Women like that  in a man. Especially if he's a celebrity. Women love me. So do Hispanics. Hispanics love me. Big time. Hispanic women love me especially. Miss Argentina could not keep her hands off me. They just love me. Hugely. 
And you know why? They like somebody they can't boss around. Somebody, really, who might just boss THEM around. Cause that's what women want, deep down. They do. They want winners. Not captives. They don't want to be captives.Well, maybe they do. I don't know. It's possible. But they want winners."

Or something like that.

But the Donald likely got that insight from somewhere. Hard to imagine him from drawing on life experience.
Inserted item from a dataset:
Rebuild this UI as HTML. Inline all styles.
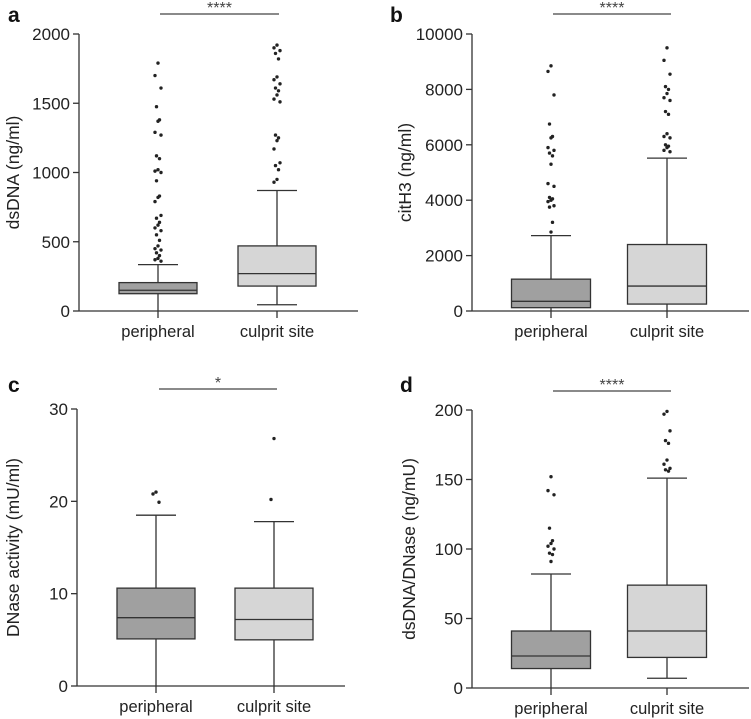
<!DOCTYPE html>
<html><head><meta charset="utf-8">
<style>
html,body{margin:0;padding:0;background:#fff;}
svg{display:block;font-family:"Liberation Sans",Arial,sans-serif;}
</style></head>
<body>
<svg id="fig" width="751" height="719" viewBox="0 0 751 719" xmlns="http://www.w3.org/2000/svg"></svg>
<script>
const categories = ["peripheral","culprit site"];
// panel a
const aStats = [[0,125,150,205,335],[45,180,270,470,870]];
const aOut = [[1790,1700,1610,1475,1380,1370,1290,1270,1120,1100,1020,1010,1000,940,830,820,790,690,670,640,620,600,580,550,510,470,450,440,420,400,380,370,360],
[1920,1900,1880,1860,1820,1690,1670,1640,1610,1590,1560,1530,1510,1270,1250,1230,1170,1070,1050,1020,950,930]];
const aTicks = [0,500,1000,1500,2000];
// panel b
const bStats = [[0,120,350,1150,2720],[0,250,900,2400,5520]];
const bOut = [[8850,8650,7800,6750,6300,6250,5900,5800,5700,5600,5300,4600,4500,4100,4050,4000,3950,3800,3750,3200,2850],
[9500,9050,8550,8100,8000,7850,7700,7600,7200,7100,6400,6300,6250,6000,5950,5900,5800,5750]];
const bTicks = [0,2000,4000,6000,8000,10000];
// panel c
const cStats = [[0,5.1,7.4,10.6,18.5],[0,5.0,7.2,10.6,17.8]];
const cOut = [[21,20.8,19.9],[26.8,20.2]];
const cTicks = [0,10,20,30];
// panel d
const dStats = [[0,14,23,41,82],[7,22,41,74,151]];
const dOut = [[152,142,139,115,106,104,102,100,97,96,91],[199,197,185,178,176,164,161,158,157,156]];
const dTicks = [0,50,100,150,200];

const panels = [
 {id:"a",letter:"a",title:"dsDNA (ng/ml)",stats:aStats,out:aOut,ticks:aTicks,max:2000,ax:79,ay0:311,ay1:34,xEnd:358,cx:[158,277],bw:78,br:[160,279,14],sig:"****",lx:8,ly:22,ty:19},
 {id:"b",letter:"b",title:"citH3 (ng/ml)",stats:bStats,out:bOut,ticks:bTicks,max:10000,ax:472,ay0:311,ay1:34,xEnd:749,cx:[551,667],bw:79,br:[553,671,14],sig:"****",lx:390,ly:22,ty:411},
 {id:"c",letter:"c",title:"DNase activity (mU/ml)",stats:cStats,out:cOut,ticks:cTicks,max:30,ax:77,ay0:686,ay1:409,xEnd:345,cx:[156,274],bw:78,br:[159,277,389],sig:"*",lx:8,ly:392,ty:19},
 {id:"d",letter:"d",title:"dsDNA/DNase (ng/mU)",stats:dStats,out:dOut,ticks:dTicks,max:200,ax:472,ay0:688,ay1:410,xEnd:749,cx:[551,667],bw:79,br:[553,671,391],sig:"****",lx:400,ly:392,ty:415}
];
const fills = ["#a0a0a0","#d6d6d6"];
const svg = document.getElementById("fig");
const NS = "http://www.w3.org/2000/svg";
function mk(tag, attrs, parent){const e=document.createElementNS(NS,tag);for(const k in attrs)e.setAttribute(k,attrs[k]);parent.appendChild(e);return e;}

panels.forEach(p=>{
  const g = mk("g",{},svg);
  
  
  const y = v => p.ay0 - (v/p.max)*(p.ay0-p.ay1);
  const L = mk("text",{x:p.lx,y:p.ly,"font-size":"21","font-weight":"bold",fill:"#111"},g);
  L.textContent = p.letter;
  
  
  const ya = mk("line",{x1:p.ax,y1:p.ay1,x2:p.ax,y2:p.ay0,stroke:"#333","stroke-width":"1.3"},g);
  
  
  const xa = mk("line",{x1:p.ax,y1:p.ay0,x2:p.xEnd,y2:p.ay0,stroke:"#333","stroke-width":"1.3"},g);
  
  
  p.ticks.forEach(t=>{
    mk("line",{x1:p.ax-6,y1:y(t),x2:p.ax,y2:y(t),stroke:"#333","stroke-width":"1.3"},g);
    const tl = mk("text",{x:p.ax-9,y:y(t)+6,"font-size":"17","text-anchor":"end",fill:"#222"},g);
    tl.textContent = t;
    
    
  });
  const yt = mk("text",{x:0,y:0,"font-size":"17.5","text-anchor":"middle",fill:"#222",transform:`translate(${p.ty},${(p.ay0+p.ay1)/2}) rotate(-90)`},g);
  yt.textContent = p.title;
  
  
  categories.forEach((c,i)=>{
    const cx = p.cx[i], s = p.stats[i], hw = p.bw/2;
    mk("line",{x1:cx,y1:p.ay0,x2:cx,y2:p.ay0+7,stroke:"#333","stroke-width":"1.3"},g);
    const xl = mk("text",{x:cx,y:p.ay0+26,"font-size":"16.5","text-anchor":"middle",fill:"#222"},g);
    xl.textContent = c;
    
    
    const bg = mk("g",{},g);
    
    
    mk("line",{x1:cx,y1:y(s[0]),x2:cx,y2:y(s[4]),stroke:"#333","stroke-width":"1.3"},bg);
    mk("line",{x1:cx-20,y1:y(s[4]),x2:cx+20,y2:y(s[4]),stroke:"#333","stroke-width":"1.3"},bg);
    if(s[0]>0) mk("line",{x1:cx-20,y1:y(s[0]),x2:cx+20,y2:y(s[0]),stroke:"#333","stroke-width":"1.3"},bg);
    mk("rect",{x:cx-hw,y:y(s[3]),width:p.bw,height:y(s[1])-y(s[3]),fill:fills[i],stroke:"#333","stroke-width":"1.3"},bg);
    mk("line",{x1:cx-hw,y1:y(s[2]),x2:cx+hw,y2:y(s[2]),stroke:"#333","stroke-width":"1.3"},bg);
    p.out[i].forEach((v,k)=>{
      const off = [0,-3,3,-1.5,1.5][k%5];
      const d = mk("circle",{cx:cx+off,cy:y(v),r:1.7,fill:"#222"},bg);
      
      
    });
  });
  const bl = mk("line",{x1:p.br[0],y1:p.br[2],x2:p.br[1],y2:p.br[2],stroke:"#444","stroke-width":"1.2"},g);
  
  
  const st = mk("text",{x:(p.br[0]+p.br[1])/2,y:p.br[2]-1,"font-size":"16","text-anchor":"middle",fill:"#444"},g);
  st.textContent = p.sig;
  
  
});
</script>
</body></html>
He keeps only one book on his bedside table. People say that. Just one book. Really, I saw it on Fox News. On the bedside table, next to his bed. Where he and Melania sleep. Well, where he sleeps. It's not clear the Secret Service trusts Melania to sleep with him.

Some people say she doesn't really like him that much. 
How they know that, I couldn't say. Despises him. Really. Can't see how anyone would know that. But people say that. They do. So sad. They do, though.

Where would he get that book, anyway?
Roy Cohn give it to him?
Or did he find it on his own?

It's pretty boring, really. The guy who wrote it did not even finish high school. He's, like, always explaining things most people learn in high school, as if it's some great insight he came up with himself: like people who are raised in poverty often are raised in dysfunctional families, because families need money and not having it makes them dysfunctional, and gross and mean and not very nice. 
It's the "Hillbilly Elegy" thing, only in 1923. Guys from the hood, or the hollow, just signifying.

Well, duh, Adolf. 
"Mein Kampf" is a little slow. I mean, you expect something more scintillating, actually, from the master of mayhem, but actually, pretty boring, sad to say, pretty pedestrian, or, as Hannah Arendt observed, "the banality of evil."



But, apparently, it speaks to Donald, who is nothing if not banal. 
He does have the best words, though. People say so.